The 2010 free agency market for wingers is thin and the Penguins don’t have the cap space to be a player for Patrick Marleau or Ilya Kovalchuk.
One avenue the Penguins should and are likely to explore is the trade market. Three potential targets with cap hits that fit into the Penguins structure and who are expected to be shopped leading up to the draft……….

Tampa Bay’s Ryan Malone (Cap Hit: $4.5 million), Martin St. Louis (Cap Hit: $5.2 million) and Edmonton’s Alex Hemsky (Cap Hit: $4 million) are the three biggest names being speculated at this point.
The Oilers have made no secret of their interest in moving Hemsky, while there continues to be rampant speculation that St.

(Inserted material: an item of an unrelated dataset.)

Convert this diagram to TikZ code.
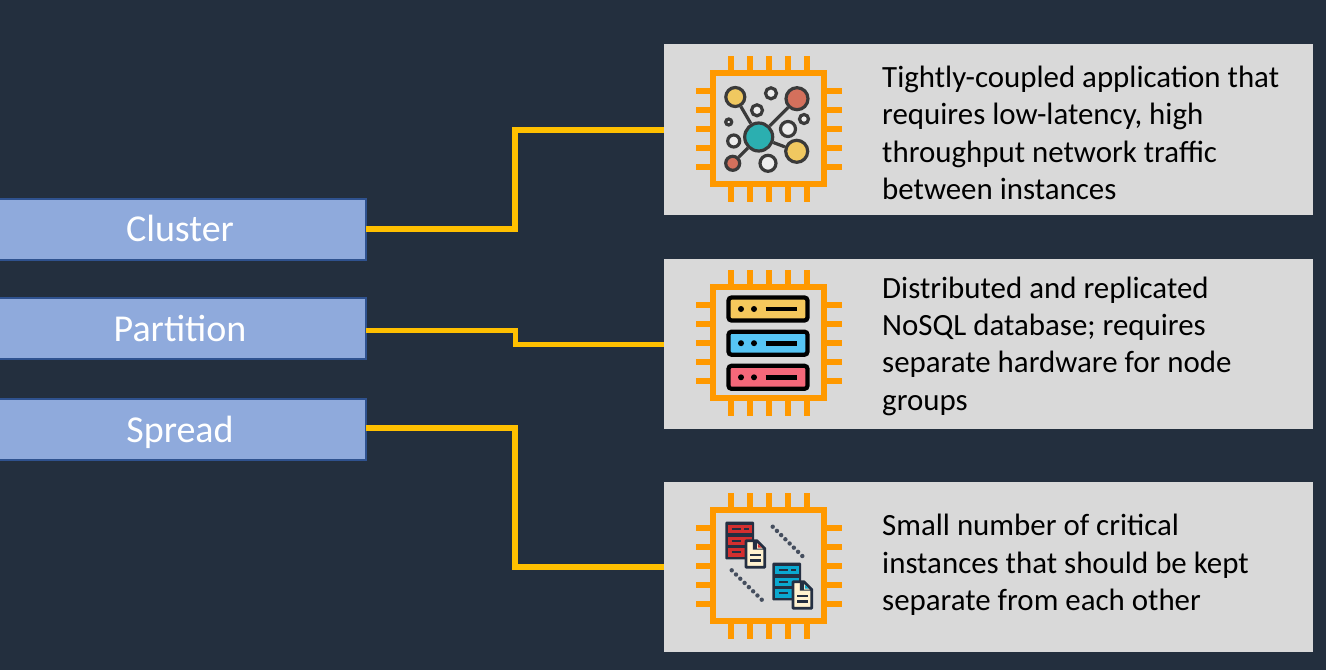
\documentclass[tikz,border=0pt]{standalone}
\usepackage{fontspec}
\setmainfont{Carlito}
\usetikzlibrary{positioning}
\definecolor{pagebg}{HTML}{232F3E}
\definecolor{boxfill}{HTML}{8FAADC}
\definecolor{boxline}{HTML}{2F528F}
\definecolor{panelfill}{HTML}{D9D9D9}
\definecolor{linkcol}{HTML}{FFC000}
\definecolor{chipcol}{HTML}{FF9900}
\definecolor{icongray}{HTML}{3A3A3A}
\definecolor{sunny}{HTML}{F0C860}
\definecolor{brick}{HTML}{D4705C}
\definecolor{teal}{HTML}{2BAFB0}
\definecolor{cloud}{HTML}{EDEDED}
\definecolor{rackyellow}{HTML}{F5C85C}
\definecolor{rackblue}{HTML}{56C5F5}
\definecolor{rackred}{HTML}{F5687A}
\definecolor{filecream}{HTML}{FFF2D0}
\definecolor{filenavy}{HTML}{242F42}
\definecolor{serverred}{HTML}{D42F2F}
\definecolor{serverblue}{HTML}{0AA8D0}
\tikzset{
  placebox/.style={rectangle, draw=boxline, line width=2pt, fill=boxfill, text=white, inner sep=0pt, outer sep=0pt,
    minimum width=372pt, minimum height=61pt, text height=27pt, text depth=2pt, font=\fontsize{38}{40}\selectfont},
  panel/.style={rectangle, fill=panelfill, inner sep=0pt, outer sep=0pt, minimum width=649pt, minimum height=170.5pt},
  infotext/.style={anchor=west, align=left, inner sep=0pt, text=black, font=\fontsize{30.9}{37.3}\selectfont},
  link/.style={draw=linkcol, line width=6pt, miter limit=10},
  icondot/.style={circle, draw=icongray, line width=3.2pt, inner sep=0pt, minimum size=#1},
  spoke/.style={draw=icongray, line width=3.2pt},
  pics/chip/.style={code={
    \draw[chipcol, line width=6pt] (-55.5,-55.5) rectangle (55.5,55.5);
    \foreach \k in {-38,-19,0,19,38} {
      \draw[chipcol, line width=6pt] (\k,-58) -- (\k,-72.5);
      \draw[chipcol, line width=6pt] (\k,58) -- (\k,73.5);
      \draw[chipcol, line width=6pt] (-58,\k) -- (-72.5,\k);
      \draw[chipcol, line width=6pt] (58,\k) -- (73.5,\k);
    }
  }},
  pics/rack/.style={code={
    \draw[black, line width=4.2pt, fill=#1, rounded corners=3pt] (-39.5,-11.5) rectangle (39.5,11.5);
    \fill[black] (-27,0) circle (3pt) (-14,0) circle (3pt);
    \draw[black, line width=4.6pt] (-2.5,0) -- (28.5,0);
  }},
  pics/serverfile/.style={code={
    \fill[filenavy, rounded corners=1pt] (0,0) rectangle (28.7,37.6);
    \foreach \k in {3,14.8,26.4} {
      \fill[#1] (3,\k) rectangle (26.4,\k+8.6);
      \draw[filenavy, line width=2pt] (6.3,\k+4.3) -- (15.7,\k+4.3);
    }
    \draw[filenavy, line width=2pt] (19,7.3) -- (23.7,7.3);
    \draw[filenavy, line width=2.8pt, fill=filecream, line join=round] (20.7,19) -- (31.5,19) -- (39.5,27) -- (39.5,45.5) -- (20.7,45.5) -- cycle;
    \fill[filenavy] (27.5,20) -- (31.5,20) -- (31.5,27) -- (38.5,27) -- (38.5,28) -- (27.5,28) -- cycle;
    \fill[#1] (32.5,22) -- (36.5,26) -- (32.5,26) -- cycle;
    \draw[filenavy, line width=2.5pt] (24.7,33.3) -- (35.3,33.3);
    \draw[filenavy, line width=2.5pt] (24.7,39) -- (35.3,39);
  }}
}

\begin{document}
\begin{tikzpicture}[x=1pt, y=-1pt]
  \fill[pagebg] (0,0) rectangle (1326,670);
  \useasboundingbox (0,0) rectangle (1326,670);
  % placement groups
  \node[placebox] (cluster) at (180,229) {Cluster};
  \node[placebox, below=38.5pt of cluster] (partition) {Partition};
  \node[placebox, below=40pt of partition] (spread) {Spread};
  % panels
  \node[panel] (panelA) at (988.5,129.5) {};
  \node[panel, below=44pt of panelA] (panelB) {};
  \node[panel, below=52.5pt of panelB] (panelC) {};
  \node[infotext] (textA) at (882,133) {Tightly-coupled application that\\requires low-latency, high\\throughput network traffic\\between instances};
  \node[infotext] (textB) at (882,346) {Distributed and replicated\\NoSQL database; requires\\separate hardware for node\\groups};
  \node[infotext] (textC) at (882,565) {Small number of critical\\instances that should be kept\\separate from each other};
  % connectors
  \coordinate (jointA) at (515,180);
  \coordinate (jointB) at (515,337);
  \coordinate (jointC) at (514.5,500);
  \draw[link] (cluster.east) -| (jointA) |- (panelA.west);
  \draw[link, line width=5pt] ([yshift=-1.5pt]partition.east) -| (jointB) |- (panelB.west);
  \draw[link] ([yshift=1.5pt]spread.east) -| (jointC) |- (panelC.west);
  % chips
  \pic at (768.5,128.5) {chip};
  \pic at (768.5,342.5) {chip};
  \pic at (768.5,565.5) {chip};
  % network icon
  \node[icondot=28pt, fill=teal] (hub) at (758.7,137) {};
  \node[icondot=19pt, fill=sunny] (sunA) at (735.3,97) {};
  \node[icondot=22pt, fill=brick] (brickA) at (797,98.7) {};
  \node[icondot=22pt, fill=sunny] (sunB) at (796.7,151.3) {};
  \node[icondot=14pt, fill=brick] (brickB) at (732.7,163.3) {};
  \foreach \n in {sunA,brickA,sunB,brickB} \draw[spoke] (hub) -- (\n);
  \foreach \x/\y/\s in {771/93.3/11, 757/110.3/11, 728.7/122/6, 804/119/9, 788/129/15, 733.7/141/12, 768/163.3/16}
    \node[icondot=\s pt, fill=cloud] at (\x,\y) {};
  % rack icon
  \pic at (768,309) {rack=rackyellow};
  \pic at (768,343.2) {rack=rackblue};
  \pic at (768,377.3) {rack=rackred};
  % spread icon
  \pic at (725.3,521.7) {serverfile=serverred};
  \pic at (772.3,562.7) {serverfile=serverblue};
  \foreach \k in {0,...,7} {
    \fill[filenavy!85] (772.7+\k*4.23,526.7+\k*4.19) circle (2.2pt);
    \fill[filenavy!85] (731.7+\k*4.29,570.3+\k*4.2) circle (2.2pt);
  }
\end{tikzpicture}
\end{document}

Louis and Malone want out of Tampa Bay and would welcome a trade to a contender.
Another name to keep an eye on after the post-season that would be a player of interest for Pittsburgh is San Jose’s Ryane Clowe. Clowe, 26, is signed through 2012-2013 with a cap hit of $3.6 million.
With the Sharks needing to sign Marleau and Joe Pavelski, there is talk among league executives that San Jose will look to move Clowe for the second straight year at the draft.
The Penguins are hopeful that Eric Tangradi will be able to fill a top-6 role but the Penguins need more improvement throughout.
Even if Billy Guerin returns for a much lower cap hit, the Penguins can’t count on another 21 goal season from him. As much heat Guerin takes from the fans, the Penguins got a lot of him this season and are going to have to replace his production.
Pascal Dupuis will have to prove whether or not his 18 goal season was a fluke and the odds are not strong that he can repeat that performance.
The Penguins head into the off-season with serious question marks regarding their winger situation and it’s going to be costly and difficult to add an impact winger. However, it needs to be a No. 1 priority.
What was disappointing with the Alexei Ponikarovsky trade is that Pittsburgh had the opportunity for the next couple seasons to have Tangradi and Luca Caputi develop into a top-6 role with a cap hit under $1 million per season.
Tangradi is signed for the next two seasons with a cap hit around $850,000.